If the UK leaves then, we could see some long term depreciation in the EUR as EU exporters begin to suffer. It may also touch off currency wars again, as central banks are encouraged to devalue (something that is being frowned on following an agreement between central banks in Shanghai in February).
Trading of GBP currency pairs seems to be driven heavily by opinion polls and will continue to do so until we have the final results of the referendum. Today’s major rally in sterling was, for example, powered by new polls that saw an increase in strength on the part of the Remain campaign. It would also represent sterling’s first back-to-back gain since 3 June.

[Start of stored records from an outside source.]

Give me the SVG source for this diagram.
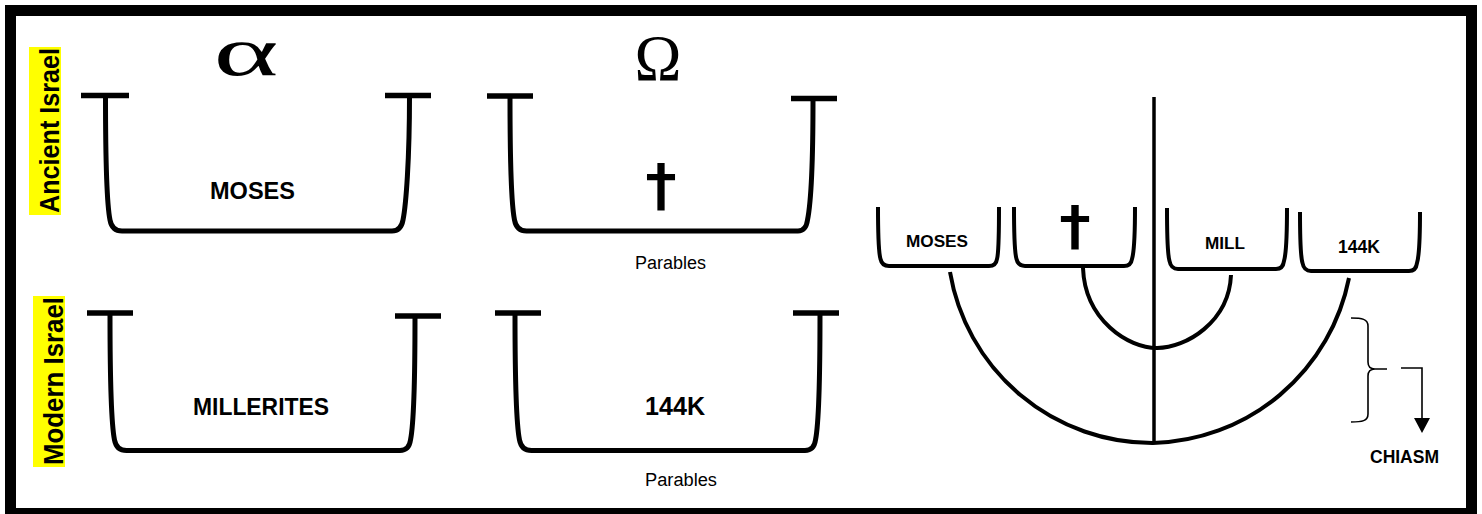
<svg xmlns="http://www.w3.org/2000/svg" width="1482" height="514" viewBox="0 0 1482 514">
  <style>
    .bowl { fill: none; stroke: #000; stroke-width: 5; stroke-linejoin: round; stroke-linecap: butt; }
    .lip { stroke: #000; stroke-width: 5.5; }
    .cup { fill: none; stroke: #000; stroke-width: 4; stroke-linejoin: round; }
    .arc { fill: none; stroke: #000; stroke-width: 4; }
    .thin { fill: none; stroke: #000; stroke-width: 1.6; }
    .lbl { font-family: "Liberation Sans", Arial, sans-serif; font-weight: bold; fill: #000; text-anchor: middle; }
    .cross { font-family: "DejaVu Sans", "Liberation Sans", sans-serif; fill: #000; stroke: #000; stroke-width: 2.2; text-anchor: middle; }
    .reg { font-family: "Liberation Sans", Arial, sans-serif; fill: #000; text-anchor: middle; }
    .greek { font-family: "Liberation Serif", "Times New Roman", serif; fill: #000; text-anchor: middle; }
    .side { font-family: "Liberation Sans", Arial, sans-serif; font-weight: bold; font-size: 28px; fill: #000; }
  </style>
  <defs>
    <marker id="head" viewBox="0 0 15 16" refX="0" refY="8" markerWidth="15" markerHeight="16" markerUnits="userSpaceOnUse" orient="auto">
      <path d="M0,0 L15,8 L0,16 Z" fill="#000"/>
    </marker>
  </defs>

  <rect width="1482" height="514" fill="#fff"/>

  <!-- outer frame -->
  <rect x="10.5" y="10.5" width="1461" height="503" fill="none" stroke="#000" stroke-width="11"/>

  <!-- row labels -->
  <g id="label-ancient">
    <rect x="29" y="47" width="32" height="168" fill="#ffff00"/>
    <text class="side" transform="translate(59,213) rotate(-90)" textLength="165" lengthAdjust="spacingAndGlyphs">Ancient Israel</text>
  </g>
  <g id="label-modern">
    <rect x="33" y="296" width="32" height="171" fill="#ffff00"/>
    <text class="side" transform="translate(63,465) rotate(-90)" textLength="168" lengthAdjust="spacingAndGlyphs">Modern Israel</text>
  </g>

  <!-- alpha / omega headings -->
  <g id="alpha">
    <text class="greek" x="246" y="75" font-size="70" textLength="65" lengthAdjust="spacingAndGlyphs">α</text>
  </g>
  <g id="omega">
    <text class="greek" x="658" y="80" font-size="66" textLength="47" lengthAdjust="spacingAndGlyphs">Ω</text>
  </g>

  <!-- large vessels -->
  <g id="vessel-moses">
    <line class="lip" x1="81" y1="95.5" x2="129" y2="95.5"/>
    <line class="lip" x1="385" y1="95.5" x2="431" y2="95.5"/>
    <path class="bowl" d="M105.5,96 C105.5,160 107,205 110,220 Q112,231 122,231 L392,231 Q401,231 403,220 C406,205 409.5,160 409.5,96"/>
    <text class="lbl" x="252.5" y="199" font-size="23.5" textLength="85" lengthAdjust="spacingAndGlyphs">MOSES</text>
  </g>

  <g id="vessel-cross">
    <line class="lip" x1="487" y1="96" x2="533" y2="96"/>
    <line class="lip" x1="791" y1="98.5" x2="837" y2="98.5"/>
    <path class="bowl" d="M510,97 C510,160 511.5,205 514.5,220 Q516.5,231 526.5,231 L798,231 Q806,231 807.5,220 C810.5,205 813,160 813,99"/>
    <text class="cross" x="661" y="204" font-size="56" textLength="29" lengthAdjust="spacingAndGlyphs">†</text>
    <text class="reg" x="670.5" y="269" font-size="18" textLength="71" lengthAdjust="spacingAndGlyphs">Parables</text>
  </g>

  <g id="vessel-millerites">
    <line class="lip" x1="87" y1="313" x2="133" y2="313"/>
    <line class="lip" x1="395" y1="316" x2="441" y2="316"/>
    <path class="bowl" d="M110,314 C110,380 111.5,425 114.5,440 Q116.5,450.5 126.5,450.5 L400,450.5 Q409,450.5 410.5,440 C413.5,425 415,380 415,317"/>
    <text class="lbl" x="261" y="415" font-size="24" textLength="136" lengthAdjust="spacingAndGlyphs">MILLERITES</text>
  </g>

  <g id="vessel-144k">
    <line class="lip" x1="495" y1="313" x2="541" y2="313"/>
    <line class="lip" x1="793" y1="313" x2="839" y2="313"/>
    <path class="bowl" d="M515,314 C515,380 516.5,425 519.5,440 Q521.5,450.5 531.5,450.5 L805,450.5 Q814,450.5 815.5,440 C818.5,425 820,380 820,314"/>
    <text class="lbl" x="675" y="415" font-size="25" textLength="60" lengthAdjust="spacingAndGlyphs">144K</text>
    <text class="reg" x="681" y="486" font-size="18" textLength="72" lengthAdjust="spacingAndGlyphs">Parables</text>
  </g>

  <!-- small cups of the chiasm -->
  <g id="cup-moses">
    <path class="cup" d="M878,207 C878,240 879,254 880.5,259 Q882,266 889,266 L989,266 Q996,266 997,259 C998.5,254 999,240 999,207"/>
    <text class="lbl" x="937" y="247" font-size="17.2" textLength="62" lengthAdjust="spacingAndGlyphs">MOSES</text>
  </g>
  <g id="cup-cross">
    <path class="cup" d="M1014,207 C1014,240 1015,254 1016.5,259 Q1018,266 1025,266 L1124,266 Q1131,266 1132,259 C1133.5,254 1135,240 1135,207"/>
    <text class="cross" x="1075" y="244" font-size="52" textLength="29" lengthAdjust="spacingAndGlyphs">†</text>
  </g>
  <g id="cup-mill">
    <path class="cup" d="M1167,208 C1167,241 1168,256 1169.5,261 Q1171,269 1178,269 L1276,269 Q1283,269 1284,261 C1285.5,256 1287,241 1287,208"/>
    <text class="lbl" x="1225" y="249" font-size="17" textLength="40" lengthAdjust="spacingAndGlyphs">MILL</text>
  </g>
  <g id="cup-144k">
    <path class="cup" d="M1300,212 C1300,244 1301,258 1302.5,263 Q1304,271 1311,271 L1409,271 Q1416,271 1417,263 C1418.5,258 1420,244 1420,212"/>
    <text class="lbl" x="1359" y="253" font-size="17.5" textLength="42" lengthAdjust="spacingAndGlyphs">144K</text>
  </g>

  <!-- connectors: axis, arcs, brace and arrow -->
  <g id="connectors">
    <line x1="1154" y1="97" x2="1154" y2="443" stroke="#000" stroke-width="3.5"/>
    <path class="arc" d="M950,272 A205,205 0 0 0 1153,443 A205,205 0 0 0 1349,278"/>
    <path class="arc" d="M1083,268 C1085,320 1128,348 1157,348 C1186,348 1229,322 1231,275"/>
    <path class="thin" d="M1351,318 C1362,318 1368,319 1368,326 L1368,362 C1368,367 1370,369 1375,369 L1387,369 M1375,369 C1370,369 1368,371 1368,376 L1368,414 C1368,421 1362,422 1351,422"/>
    <path class="thin" d="M1401,368 L1422,368 L1422,418" marker-end="url(#head)"/>
  </g>

  <g id="chiasm-label">
    <text class="lbl" x="1404.5" y="463" font-size="17.5" textLength="69" lengthAdjust="spacingAndGlyphs">CHIASM</text>
  </g>
</svg>
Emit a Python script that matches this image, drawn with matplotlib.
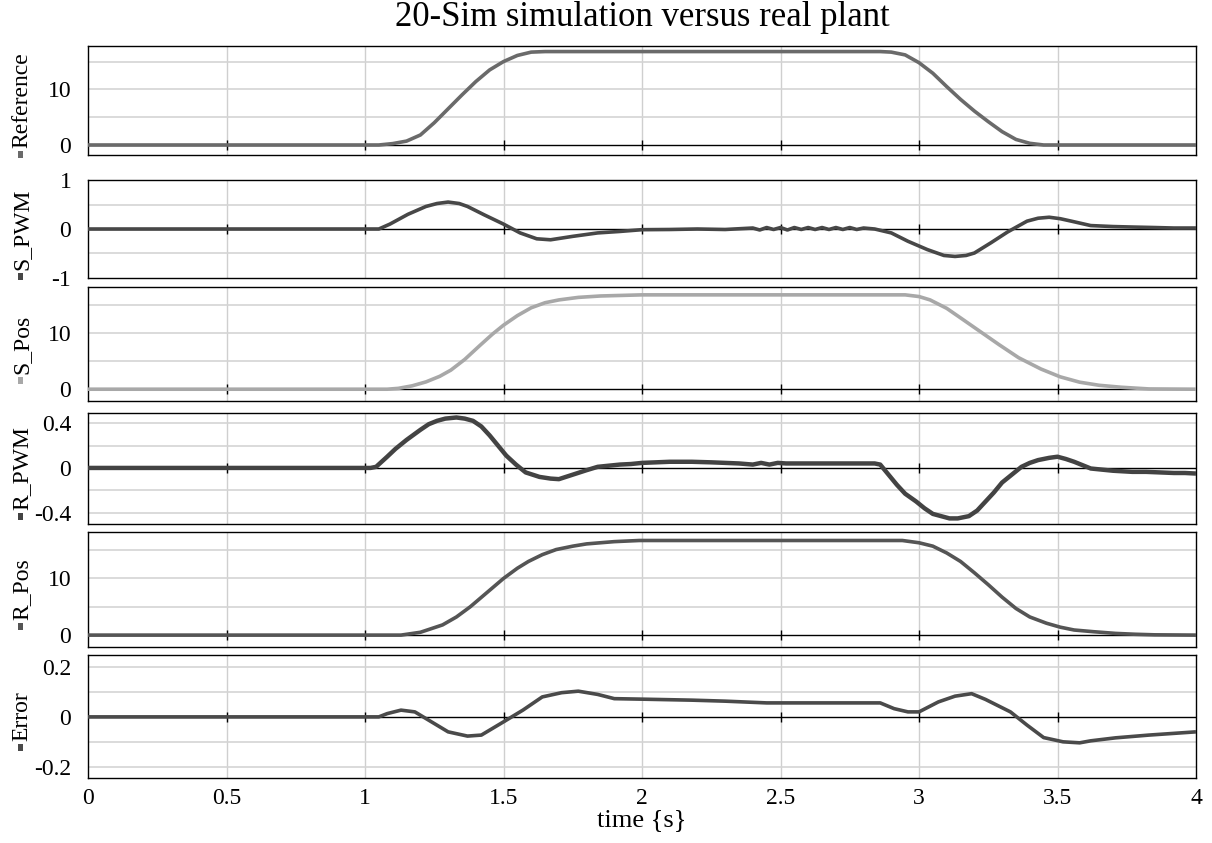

Similarly, the FTSE 100 is responding to poll news – we saw heavy buying of UK shares in this morning’s London session as traders reacted more positively to the latest intelligence. Indeed, index products may be a safer place to be for traders trying to ride this market than forex.
A Delicate Balancing Act
Traders are caught in a delicate balancing act: there are those who will sit this one out, heeding Jepsen’s advice, but they will have to listen to those stories from the small number who actually made career high profits in a single week by staying in the market. Investors are similarly torn, between safe haven assets like the CHF or German bunds, and the money to be made by staying in sterling and UK equities if the Remain campaign wins this week’s vote. For example, the yield in German bunds rose 3bps on news that the Remain vote might actually close the gap (today’s FT poll has opinion neck and neck). This shows investors are moving money out of bunds and back into sterling assets in anticipation of a risk off rally.
HSBC announced today that Brexit, if it occurs, could cost sterling up to 15% of its value against other currencies. This would be an enormous forex trade to be on the right side of, but again, traders would need to endure the volatility swings we will see in the leap up.
Betting markets were reported to have seen a 7 point swing in favour of Remain, with an implied probability of 72% that the UK will vote to stay in the EU.
The volumes of forex traders we see this week will also be a big test for the brokers, including the banks that clear trades through the interbank market. Since 2010 banks have been cutting back on the number of experienced traders they employ in the FX market, relying more heavily on technology. London research consultancy Coalition said that the number of human traders at major banks has fallen 22% since 2010, while the proportion of foreign exchange traded electronically has jumped from 57% to 76%.
There are also fears that many algorithmic risk management and trading programs simply have not been tested by an event of this magnitude in the markets – quite a few could shut down if volatility becomes too high, allowing human traders to be the ones to stay out there in the surf, so to speak.